On Friday, NBC said that after a week of competition in London, its website -- NBCOlympics.com -- has served up over 744 million page views, up from a mere 160 million during the Beijing games four years ago. The site has also streamed over 75 million video feeds to viewers around the globe, according to NBC.

Gary Zenkel, the president of NBC Olympics, released a statement praising his own group for the lengths they went to ensure that the world could follow the games on the net. "The result has been record-setting viewership, traffic and engagement on all of our platforms," he said. "We could not be more satisfied and are looking forward to continuing to extend access to these incredible Games on multiple screens."

Hundreds of millions of users doesn't necessarily qualify NBC for a medal in traffic management. But it still deserves some praise -- and not just from itself. This takes some planning. Prior to the games, outsiders such as web performance outfit Yottaa questioned whether the NBC site was ready to handle such large amounts of traffic.

"In general, the performance of the site is way below average," Yottaa CEO Coach Wei told Wired just before the Games. "If they don’t make changes and the traffic increases by 100 times, it will have real problems."

Yottaa also questioned whether the official Olympics website -- www.london2012.com -- was ready for the worldwide onslaught. But the London Olympic Committee and SOASTA, an Silicon Valley outfit that helped test the site prior to the games, say that the site has already received over a billion page views.

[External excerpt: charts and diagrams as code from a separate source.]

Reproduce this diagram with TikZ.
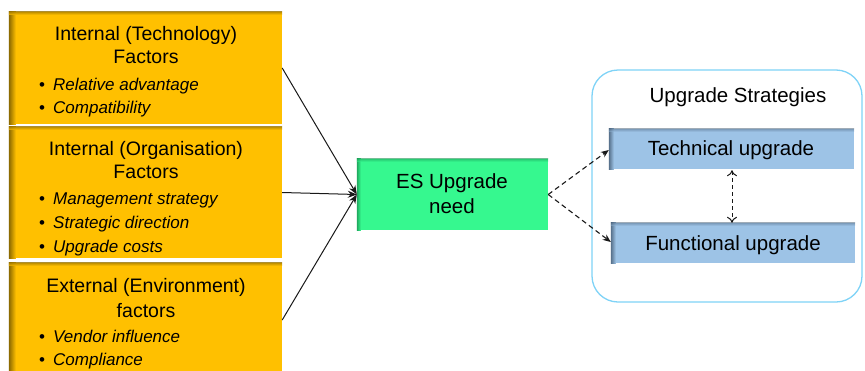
\documentclass[tikz,border=0pt]{standalone}
\usepackage{fontspec}
\setmainfont{Liberation Sans}
\usetikzlibrary{arrows.meta}
\definecolor{orF}{HTML}{FFC000}
\definecolor{orD}{HTML}{8A6800}
\definecolor{grF}{HTML}{36F88F}
\definecolor{grD}{HTML}{1FA85E}
\definecolor{blF}{HTML}{9DC3E6}
\definecolor{blD}{HTML}{56708A}
\definecolor{skyB}{HTML}{7FD3F7}
\begin{document}
\begin{tikzpicture}[x=1pt,y=-1pt,
  factorbox/.style={fill=orF, draw=none, inner sep=0pt},
  needbox/.style={fill=grF, draw=none, inner sep=0pt},
  stratbox/.style={fill=blF, draw=none, inner sep=0pt},
  groupbox/.style={draw=skyB, line width=1.3pt, rounded corners=26pt, fill=white, inner sep=0pt},
  ttl/.style={font=\fontsize{19.5}{23}\selectfont, anchor=base, inner sep=0pt},
  bul/.style={font=\fontsize{17}{21}\selectfont\itshape, anchor=base west, inner sep=0pt},
  big/.style={font=\fontsize{20.5}{24}\selectfont, anchor=base, inner sep=0pt},
  solidarrow/.style={-{Stealth[length=9pt,width=7pt]}, line width=1pt, black!90},
  dasharrow/.style={-{Stealth[length=8pt,width=6.5pt]}, dash pattern=on 5pt off 3.5pt, line width=1.1pt, black!90},
  dblarrow/.style={{To[length=6pt,width=10pt]}-{To[length=6pt,width=10pt]}, dash pattern=on 4pt off 3pt, line width=1pt, black!90}
]
\useasboundingbox (0,0) rectangle (865,370);
\fill[white] (0,0) rectangle (865,370);

% factor boxes
\node[factorbox, minimum width=273pt, minimum height=112pt] (b1) at (145.5,68) {};
\node[factorbox, minimum width=273pt, minimum height=131pt] (b2) at (145.5,192.5) {};
\node[factorbox, minimum width=273pt, minimum height=114pt] (b3) at (145.5,320) {};
\foreach \b in {b1,b2,b3}{
  \shade[left color=orD, right color=orF] (\b.north west) rectangle ([xshift=7pt]\b.south west);
  \shade[top color=orD!70!orF, bottom color=orF, opacity=0.8] (\b.north west) rectangle ([yshift=-3pt]\b.north east);
}

% need box
\node[needbox, minimum width=191pt, minimum height=71pt] (need) at (452.5,194.5) {};
\shade[left color=grD, right color=grF] (need.north west) rectangle ([xshift=4pt]need.south west);
\shade[top color=grD, bottom color=grF, opacity=0.6] (need.north west) rectangle ([yshift=-3pt]need.north east);

% strategies group
\node[groupbox, minimum width=270pt, minimum height=232pt] (grp) at (727,186) {};
\node[stratbox, minimum width=245pt, minimum height=40pt] (tech) at (731.5,149) {};
\node[stratbox, minimum width=244pt, minimum height=40pt] (func) at (733,243) {};
\foreach \b in {tech,func}{
  \shade[left color=blD, right color=blF] (\b.north west) rectangle ([xshift=5pt]\b.south west);
  \shade[top color=blD, bottom color=blF, opacity=0.5] (\b.north west) rectangle ([yshift=-3pt]\b.north east);
}

% texts
\node[ttl] (t1a) at (146,40) {Internal (Technology)};
\node[ttl] (t1b) at (146,63) {Factors};
\node[bul] (t1c) at (39,90) {\makebox[14pt][l]{\upshape\textbullet}Relative advantage};
\node[bul] (t1d) at (39,113) {\makebox[14pt][l]{\upshape\textbullet}Compatibility};

\node[ttl] (t2a) at (146,155) {Internal (Organisation)};
\node[ttl] (t2b) at (146,178) {Factors};
\node[bul] (t2c) at (39,204) {\makebox[14pt][l]{\upshape\textbullet}Management strategy};
\node[bul] (t2d) at (39,228) {\makebox[14pt][l]{\upshape\textbullet}Strategic direction};
\node[bul] (t2e) at (39,252) {\makebox[14pt][l]{\upshape\textbullet}Upgrade costs};

\node[ttl] (t3a) at (146,292) {External (Environment)};
\node[ttl] (t3b) at (146,317) {factors};
\node[bul] (t3c) at (39,342) {\makebox[14pt][l]{\upshape\textbullet}Vendor influence};
\node[bul] (t3d) at (39,365) {\makebox[14pt][l]{\upshape\textbullet}Compliance};

\node[big] (n1) at (452,188) {ES Upgrade};
\node[big] (n2) at (452,213) {need};

\node[big] (gs) at (738,102) {Upgrade Strategies};
\node[big] (tt) at (731,155) {Technical upgrade};
\node[big] (ft) at (733,250) {Functional upgrade};

% connectors
\draw[solidarrow] (b1.east) -- (need.west);
\draw[solidarrow] (b2.east) -- (need.west);
\draw[solidarrow] (b3.east) -- (need.west);
\draw[dasharrow] (need.east) -- ([yshift=-1pt]tech.west);
\draw[dasharrow] (need.east) -- ([yshift=1pt]func.west);
\draw[dblarrow] ([yshift=-1pt]tech.south -| 732,0) -- ([yshift=0pt]func.north -| 732,0);
\end{tikzpicture}
\end{document}
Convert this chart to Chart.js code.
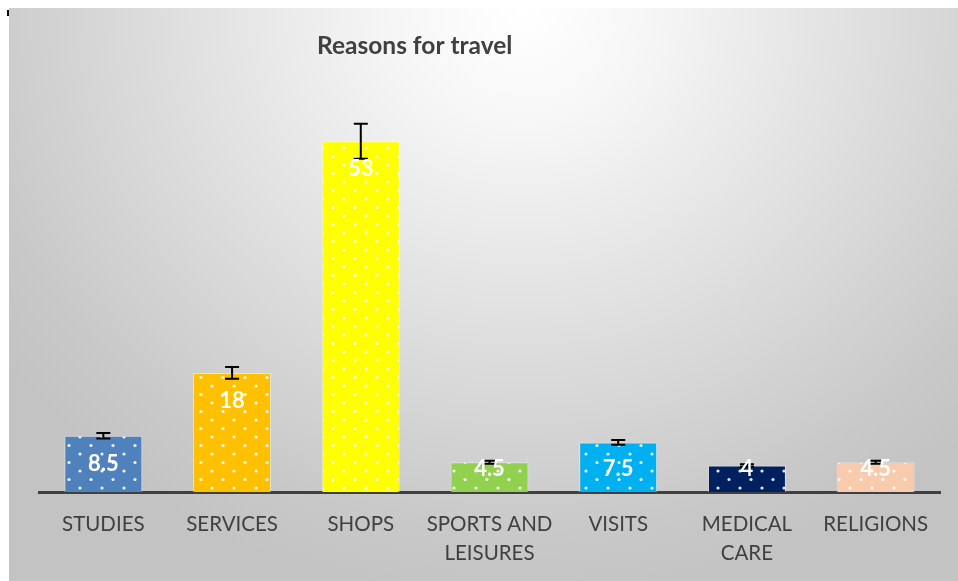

SOASTA CEO Tom Lounibos is calling it the most visited sports site in history -- but that's what you'd expect him to say.

But the official Olympics website doesn't do that much video. That's at the NBC site. NBC says that to date, five events have been live-streamed by more than a million people. The U.S. women's gymnastic team took the gold on Tuesday and almost 1.5 million people streamed the coverage over the net.

When swimming titan Michael Phelps smoked the competition, including teammate Ryan Lochte, to take gold in the 200 individual medley, about 1.2 million people tuned in, and another million streamed the action when Phelps became the most decorated Olympian of all time two days earlier in the men's 4 x 200 men's freestyle relay. Other U.S. gold medal performances in women's swimming and men’s gymnastics also cracked the million mark.

If you don't like NBC's TV coverage, just stick with your browser.